WASHINGTON: President Don­ald Trump turned up the heat on Attorney General Jeff Sessions on Tuesday, launching a fresh Twitter tirade against him while musing privately about firing the man who was the first US senator to endorse his candidacy.

Pressure on the nation’s top law-enforcement to resign mounted by the hour, even as fellow Republicans began to push back against Trump’s extraordinary public rebuke of his Cabinet officer.

The president’s latest broadside came in the form of early morning tweet: “Attorney General Jeff Sessions has taken a VERY weak position on Hillary Clinton crimes (where are E-mails & DNC server) & Intel leakers!” Trump’s intensifying condemnation of Sessions has fuelled speculation that the attorney general may step down even if Trump opts not to fire him though several people close to the former Alabama senator have said he does not plan to quit.

The president’s anger over Sessions’ decision to recuse himself from the government’s investigation of Russian meddling in the US election burst into public view Monday when Trump referred to Sessions in a tweet as “beleaguered.”

Privately, Trump has speculated to allies in recent days about the potential consequences of firing Sessions, according to three people who have recently spoken to the president.

But the president’s ongoing criticism of Sessions drew a fiery response from one of his former Senate colleagues on Tuesday, suggesting that all Republicans may not fall in line behind any effort to oust the attorney general.

“Jeff Sessions is one of the most decent people I’ve ever met in my political life,” said South Carolina Sen.
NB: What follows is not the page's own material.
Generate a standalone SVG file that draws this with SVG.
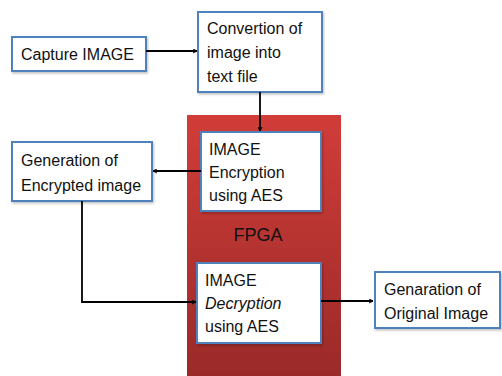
<svg xmlns="http://www.w3.org/2000/svg" width="502" height="376" viewBox="0 0 502 376">
<defs>
<linearGradient id="fpgaGrad" x1="0" y1="0" x2="0" y2="1">
<stop offset="0" stop-color="#d13d39"/>
<stop offset="1" stop-color="#9a2a29"/>
</linearGradient>
<marker id="arr" viewBox="0 0 10 10" refX="9" refY="5" markerWidth="5" markerHeight="5" orient="auto" markerUnits="userSpaceOnUse">
<path d="M1,1 L9,5 L1,9" fill="none" stroke="#000" stroke-width="2"/>
</marker>
<filter id="sh" x="-10%" y="-10%" width="130%" height="130%">
<feDropShadow dx="1" dy="1.5" stdDeviation="1" flood-color="#000" flood-opacity="0.25"/>
</filter>
</defs>
<style>
.box{fill:#fff;stroke:#4f81bd;stroke-width:2;filter:url(#sh)}
.t{font-family:"Liberation Sans",Arial,sans-serif;font-size:16px;fill:#111}
.c{fill:none;stroke:#000;stroke-width:1.8;marker-end:url(#arr)}
</style>
<rect width="502" height="376" fill="#fff"/>
<g id="fpga">
<rect x="187" y="115" width="154" height="261" fill="url(#fpgaGrad)"/>
<text x="258" y="241" text-anchor="middle" style="font-family:'Liberation Sans',Arial,sans-serif;font-size:18px;fill:#111">FPGA</text>
</g>
<g id="capture">
<rect class="box" x="12" y="37" width="134" height="34"/>
<text class="t" x="21" y="60">Capture IMAGE</text>
</g>
<g id="convertion">
<rect class="box" x="198" y="12" width="124" height="80"/>
<text class="t" x="207" y="34">Convertion of</text>
<text class="t" x="207" y="58">image into</text>
<text class="t" x="207" y="82">text file</text>
</g>
<g id="encryption">
<rect class="box" x="201" y="132" width="120" height="79"/>
<text class="t" x="209" y="155">IMAGE</text>
<text class="t" x="209" y="178">Encryption</text>
<text class="t" x="209" y="201">using AES</text>
</g>
<g id="gen-encrypted">
<rect class="box" x="12" y="142" width="140" height="59"/>
<text class="t" x="21" y="166">Generation of</text>
<text class="t" x="21" y="191">Encrypted image</text>
</g>
<g id="decryption">
<rect class="box" x="197" y="263" width="124" height="80"/>
<text class="t" x="205" y="286">IMAGE</text>
<text class="t" x="205" y="309" font-style="italic">Decryption</text>
<text class="t" x="205" y="332">using AES</text>
</g>
<g id="original">
<rect class="box" x="375" y="272" width="125" height="56"/>
<text class="t" x="384" y="295">Genaration of</text>
<text class="t" x="384" y="319">Original Image</text>
</g>
<g id="connectors">
<path class="c" d="M146,51 L197,51"/>
<path class="c" d="M260,92 L260,131"/>
<path class="c" d="M201,171 L153,171"/>
<path class="c" d="M82,201 L82,302 L196,302"/>
<path class="c" d="M321,301 L373,301"/>
</g>
</svg>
Lindsey Graham. “President Trump’s tweet today suggesting Attorney General Sessions pursue prosecution of a former political rival is highly inappropriate.” Sens. Richard Shelby of Alabama, Thom Tillis of North Carolina and others also voiced support of their former colleague. But the White House only cranked up the pressure on Sessions, risking inflaming the Senate on the day it was set to move on the GOP healthcare plan.

Anthony Scaramucci, the president’s new communications director, said in an interview with radio host Hugh Hewitt that Trump is “obviously frustrated” and that the two men “need to work this thing out.”

Scaramucci then replied “you’re probably right” when Hewitt said it was clear that Trump wants Sessions gone.

And White House press secretary Sarah Huckabee Sanders told Fox News’ “Fox & Friends” that the president was “frustrated and disappointed” with Sessions for recusing himself from the Russia probe.

That frustration certainly hasn’t gone away. And I don’t think it will,” she said.

House Speaker Paul Ryan said merely that “the president gets to decide what his personnel is.” Trump often talks about making staff changes without following through, so those who have spoken with the president cautioned that a change may not be imminent or happen at all.

Trump’s Twitter onslaught began on Monday, when he deemed Sessions “beleaguered” and asked why he wasn’t “looking into Crooked Hillarys crimes & Russia relations?” His rapid-fire postings resumed at daybreak on Tuesday, with the president wondering aloud about Sessions’ “VERY weak” position on “Hillary Clinton crimes.” And then again, as he tweeted about “Ukrainian efforts to sabotage Trump campaign quietly working to boost Clinton. So where is the investigation A.G.” But despite his campaign promises to “lock her up,” it was Trump himself who signalled during the transition that he was not going to appoint a special prosecutor to go after Clinton.